Understanding the TCP Wave Process: A Deep Dive into Four-Way Handshake and Connection Closure

If you’re not familiar with the handshake and TCP wave process, please first read this blog: “What You Need to Know About the Three-Way Handshake and Four-Way Wave“.

 TCP wave process>

Four-way wave process:

First wave: Host A (which can be a client or server) sets the Sequence Number and Acknowledgment Number, and sends a FIN segment to Host B. At this point, Host A enters the FIN_WAIT_1 state, indicating that Host A has no more data to send to Host B.

Second wave: Host B receives the FIN segment from Host A, sends back an ACK segment to Host A with the Acknowledgment Number being Sequence Number plus 1. Host A enters the FIN_WAIT_2 state. Host B tells Host A that it also has no data to send, and the connection can be closed.

Third wave: Host B sends a FIN segment to Host A to request to close the connection and enters the CLOSE_WAIT state.

Fourth wave: Host A receives the FIN segment from Host B, sends an ACK segment to Host B, and then enters the TIME_WAIT state. After Host B receives the ACK segment from Host A, it closes the connection.

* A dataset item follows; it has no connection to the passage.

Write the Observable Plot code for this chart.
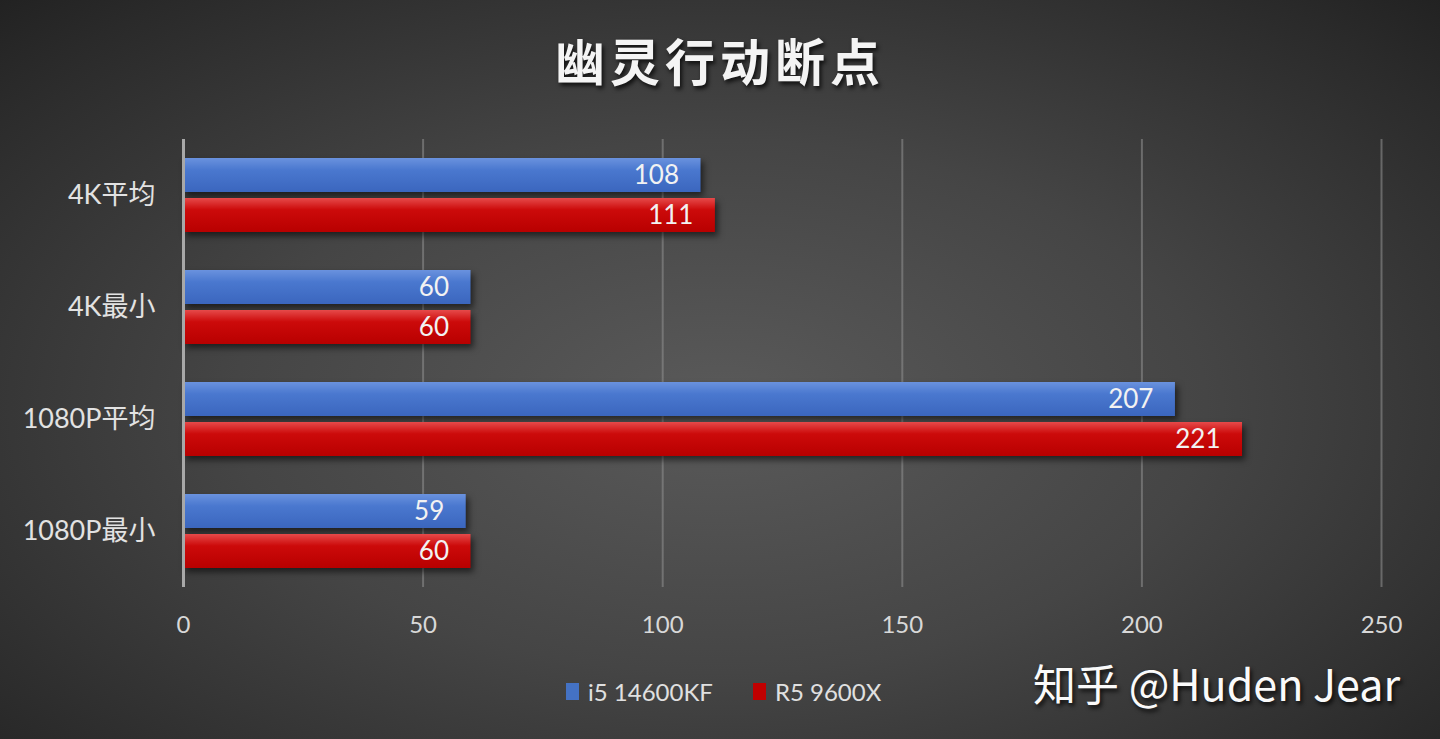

At this point, Host A waits for 2MSL and if no reply is received, it confirms that Host B has closed normally, allowing Host A to close the connection too.

High TIME_WAIT

Cause of the Issue

There is an explanation about “the significance of waiting for 2MSL when releasing the connection during the four-way wave” in “What You Need to Know About the Three-Way Handshake and Four-Way Wave“. Because of the existence of 2MSL, a high number of TIME_WAIT states may occur, affecting server performance and even causing the number of sockets to reach the server limit.

In fact, the impact of TIME_WAIT on system resource consumption is relatively small, and the actual concerns due to a high number of TIME_WAIT involve the following factors:

  1. Number of source ports (net.ipv4.ip_local_port_range)
  2. TIME_WAIT bucket count (net.ipv4.tcp_max_tw_buckets)
  3. Number of file descriptors (max open files)

Solutions

Simply optimize the network configuration and connection configuration of the server system, use socket reuse, or promptly release resources. (Due to ongoing system iterations, specific parameter modifications are not provided here.)

High CLOSE_WAIT

Cause of the Issue

Host B continuously not initiating the third wave will lead to a high number of CLOSE_WAIT state connections on Host B. A large number of such cases will affect server performance and may also lead to the socket number reaching the server limit.

Network connections not being released promptly is usually due to the server not closing the connection after an exception occurs or the CLOSE_WAIT configuration time being too long. If it’s a MySQL database, it’s possible that a transaction was started without correctly rolling back or committing.

In short, it is most likely a server-side code or configuration issue.

Solutions

The following methods do not have to be in order, and it is not necessary to use all of them when identifying the problem.

  • Use the top command to check CPU utilization and load status (high CLOSE_WAIT is IO-intensive, causing load to be much higher than CPU utilization).
  • Use netstat to observe the change in the number of CLOSE_WAIT states.
  • Use Wireshark to assist in viewing the sending status of network packets.
  • Use perf or flame graphs to locate hotspot functions.
  • In Java, you can dump server thread stacks to see where a large number of threads is blocked.